3. In order to change both the image and efficiency of the legal system, and to take account of the changing means by which we, as sentient humans, communicate, it has been decided that text messaging will now be deployed in all circumstances bar none, save for point 10 below and the drafting of Policy Review Board memoranda (of whose existence you will henceforth be notified by text message).

4. The new system will entail a root and branch repointing of the fundamental edifices of legal thought. We are not afraid to mix our metaphors for, in text messaging, there isn’t enough space for them.

5. Claim forms are henceforth abolished. It will be far speedier, not to mention appealing to the public, for lawyers to adopt simple SMS linguistics in legal proceedings. “C u in court M8” will now be used as the standard wording by which the claimant (“M8 1”) notifies the defendant (“M8 2”) of a claim. Current abbreviations may be retained, for example “P.I” will signify that M8 2 is being sued in a personal injury matter.

6. In the event that M8 2 wishes to settle a claim, his legal advisors need only send a text saying “U got me bang 2 rights.” If on the other hand M8 2 (or, if there are multiple defendants, any number of M8s) wishes to contest the claim his lawyers shall text “U c me in court? I’ll c u in court M8!”

7. Once in court, the respective M8s will be given clear directions by the judge, again by text. If the judge likes M8 1’s argument, he will text (via what is known as the “send to many” option) “nice 1 M8 1.” If the judge finds one of the legal representatives’ jokes funny (as, we would suggest, should be encouraged) he will text “LOL” to all present. All may then laugh out loud, as instructed. If he wishes to make a judgment, the judge will simply text “U win M8 1” or “U lose M8 1.”
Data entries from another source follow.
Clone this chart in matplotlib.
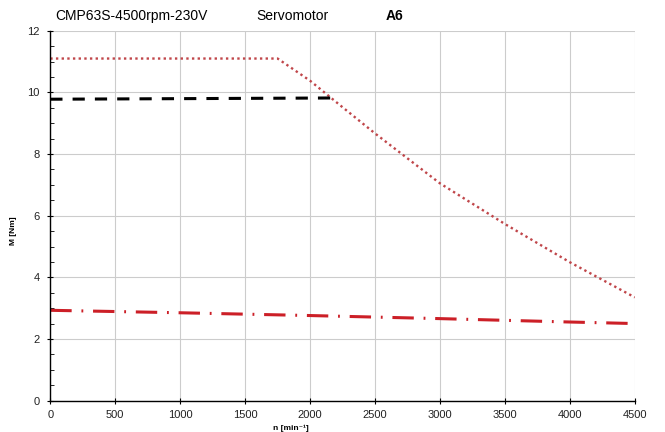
import numpy as np
import matplotlib.pyplot as plt
from matplotlib.ticker import MultipleLocator

plt.rcParams['font.family'] = ['Liberation Sans', 'DejaVu Sans']

# Max torque curve (dotted)
n_max = [0, 1750, 2000, 2250, 2500, 3000, 3500, 4000, 4500]
m_max = [11.1, 11.1, 10.38, 9.52, 8.67, 7.05, 5.73, 4.49, 3.35]

# Dynamic limit (dashed)
n_dyn = [0, 2170]
m_dyn = [9.78, 9.82]

# Continuous torque (dash-dot)
n_cont = [0, 1000, 2000, 3000, 4000, 4500]
m_cont = [2.93, 2.85, 2.76, 2.66, 2.55, 2.50]

fig = plt.figure(figsize=(6.65, 4.32), dpi=100)
ax = fig.add_axes([0.0756, 0.0727, 0.879, 0.856])

ax.plot(n_max, m_max, color='#c0464a', linestyle=(0, (1, 1.4)), linewidth=1.7)
ax.plot(n_dyn, m_dyn, color='black', linestyle=(0, (4, 3.3)), linewidth=2.2,
        dash_capstyle='butt')
ax.plot(n_cont, m_cont, color='#cc1f27', linestyle=(0, (7, 3.2, 0.6, 3.2)),
        linewidth=2.2, dash_capstyle='butt')

ax.set_xlim(0, 4500)
ax.set_ylim(0, 12)
ax.xaxis.set_major_locator(MultipleLocator(500))
ax.yaxis.set_major_locator(MultipleLocator(2))
ax.yaxis.set_minor_locator(MultipleLocator(0.5))
ax.grid(True, which='major', color='#cccccc', linewidth=0.8)
ax.set_axisbelow(True)

for s in ['top', 'right']:
    ax.spines[s].set_visible(False)
for s in ['left', 'bottom']:
    ax.spines[s].set_color('black')
    ax.spines[s].set_linewidth(1.0)

ax.tick_params(axis='both', which='major', direction='inout', length=5,
               labelsize=8, colors='black', labelcolor='#222222', pad=5)
ax.tick_params(axis='x', which='major', pad=4.5)
ax.tick_params(axis='y', which='minor', direction='in', length=3)

fig.text(13.5 / 665, 1 - 231 / 432, 'M [Nm]', fontsize=6, fontweight='bold',
         rotation=90, ha='center', va='center')
fig.text(291 / 665, 1 - 429.5 / 432, 'n [min\u207b\u00b9]', fontsize=6,
         fontweight='bold', ha='center', va='baseline')

fig.text(55 / 665, 1 - 20 / 432, 'CMP63S-4500rpm-230V', fontsize=10, va='baseline')
fig.text(256 / 665, 1 - 20 / 432, 'Servomotor', fontsize=10, va='baseline')
fig.text(386 / 665, 1 - 20 / 432, 'A6', fontsize=10, fontweight='bold', va='baseline')

fig.savefig('out.png', dpi=100)
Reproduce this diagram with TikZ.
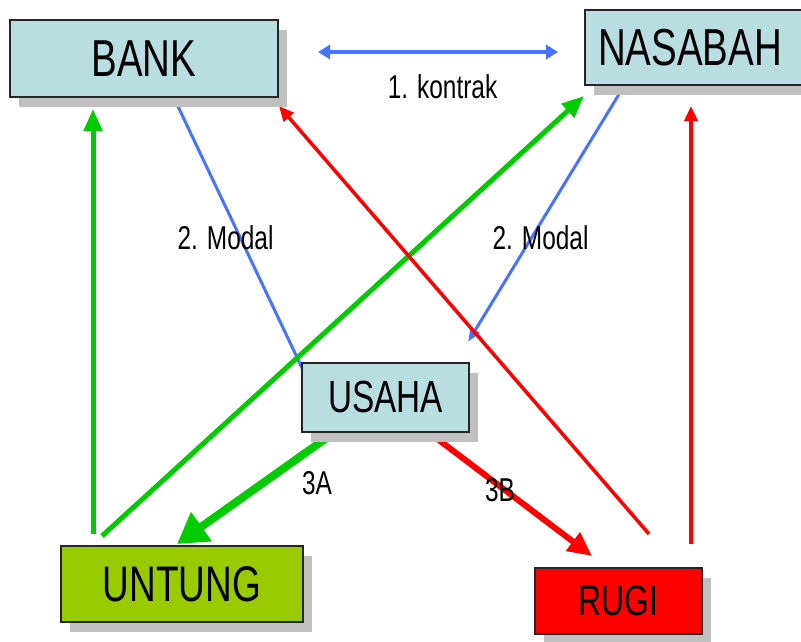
\documentclass[tikz,border=0pt]{standalone}
\usepackage{fontspec}
\setmainfont{Liberation Sans}
\newfontfamily\narrowfont[FakeStretch=0.74]{Liberation Sans}
\usetikzlibrary{arrows.meta,shadows,calc}
\pgfdeclarelayer{background}
\pgfsetlayers{background,main}
\definecolor{boxblue}{RGB}{184,222,226}
\definecolor{boxgreen}{RGB}{153,204,0}
\definecolor{boxred}{RGB}{255,0,0}
\definecolor{shadowgray}{RGB}{192,192,192}
\definecolor{lineblue}{RGB}{70,115,255}
\definecolor{linegreen}{RGB}{0,204,0}
\definecolor{linered}{RGB}{255,0,0}
\tikzset{
  mainbox/.style={draw=black!85, line width=2pt, rectangle, inner sep=0pt,
    drop shadow={shadow xshift=9pt, shadow yshift=-10pt, fill=shadowgray, opacity=1}},
  lbl/.style={inner sep=0pt, font=\narrowfont\fontsize{33}{38}\selectfont},
  bluethin/.style={draw=lineblue, line width=3pt},
  greenmid/.style={draw=linegreen, line width=5pt, -{Triangle[length=22pt,width=18pt]}},
  greenthick/.style={draw=linegreen, line width=8pt, -{Triangle[length=30pt,width=34pt]}},
  redthick/.style={draw=linered, line width=6pt, -{Triangle[length=24pt,width=22pt]}},
  redthin/.style={draw=linered, line width=3.5pt, -{Triangle[length=15pt,width=13pt]}}
}
\begin{document}
\begin{tikzpicture}[x=1pt,y=-1pt]
\useasboundingbox (0,0) rectangle (801,641);

\node[mainbox, fill=boxblue, minimum width=268pt, minimum height=77pt,
  font=\narrowfont\fontsize{52}{60}\selectfont] (bank) at (144,58.5) {BANK};
\node[mainbox, fill=boxblue, minimum width=220pt, minimum height=75pt,
  font=\narrowfont\fontsize{52}{60}\selectfont] (nasabah) at (695,47.5) {\hspace*{-10pt}NASABAH};
\node[mainbox, fill=boxblue, minimum width=167pt, minimum height=69pt,
  font=\narrowfont\fontsize{45}{52}\selectfont] (usaha) at (385.5,397.5) {USAHA};
\node[mainbox, fill=boxgreen, minimum width=242pt, minimum height=76pt,
  font=\narrowfont\fontsize{50}{58}\selectfont] (untung) at (182,584) {UNTUNG};
\node[mainbox, fill=boxred, minimum width=167pt, minimum height=66pt,
  font=\narrowfont\fontsize{43}{50}\selectfont] (rugi) at (618.5,601) {RUGI};

\coordinate (kL) at (318,52);
\coordinate (kR) at (558,52);
\coordinate (modtip) at (468,342);

\begin{pgfonlayer}{background}
  % 1. kontrak
  \draw[draw=lineblue, line width=3.5pt, {Triangle[length=12pt,width=14pt]}-{Triangle[length=12pt,width=14pt]}] (kL) -- (kR);
  % 2. Modal
  \draw[bluethin] ($(bank.south west)+(165,0)$) -- ($(usaha.north west)+(2,8)$);
  \draw[bluethin, -{Triangle[length=14pt,width=10pt]}] ($(nasabah.south west)+(40,0)$) -- (modtip);
  % green
  \draw[greenmid] ($(untung.north west)+(33,-11)$) -- ($(bank.south west)+(84,11)$);
  \draw[greenmid] ($(untung.north west)+(42,-9)$) -- ($(nasabah.south west)+(0,10)$);
  \draw[greenthick] ($(usaha.south west)+(38,-4)$) -- ($(untung.north west)+(117,-1)$);
  % red
  \draw[redthick] ($(usaha.south west)+(126,-2)$) -- ($(rugi.north west)+(58,-11)$);
  \draw[redthin] ($(rugi.north west)+(115,-33)$) -- ($(bank.south east)+(0,8)$);
  \draw[redthin] ($(rugi.north west)+(157,-23)$) -- ($(nasabah.south west)+(107,20)$);
\end{pgfonlayer}

\node[lbl] (kontrak) at (442.5,87) {1. kontrak};
\node[lbl] (modalL) at (225.5,238) {2. Modal};
\node[lbl] (modalR) at (540.5,238) {2. Modal};
\node[lbl] (tA) at (317,483) {3A};
\node[lbl] (tB) at (500,490) {3B};
\end{tikzpicture}
\end{document}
8. N.B: Mobile phones must never be turned off in court. Failure to adhere to this rule will be inimical to the operation of justice and, as such, treated as a disciplinary offence.

9. Do not send texts notifying the Policy Review Board who Gazza is. The Policy Review Board knows of this gentleman and is currently seeking his agreement to spearhead a campaign provisionally entitled “The Law’s yr M8 – use it! Even if the beak don’t no who u is.”

10. Questions of lawyers’ costs will never be dealt with via SMS. Certain aspects of the legal profession are just fine the way they are.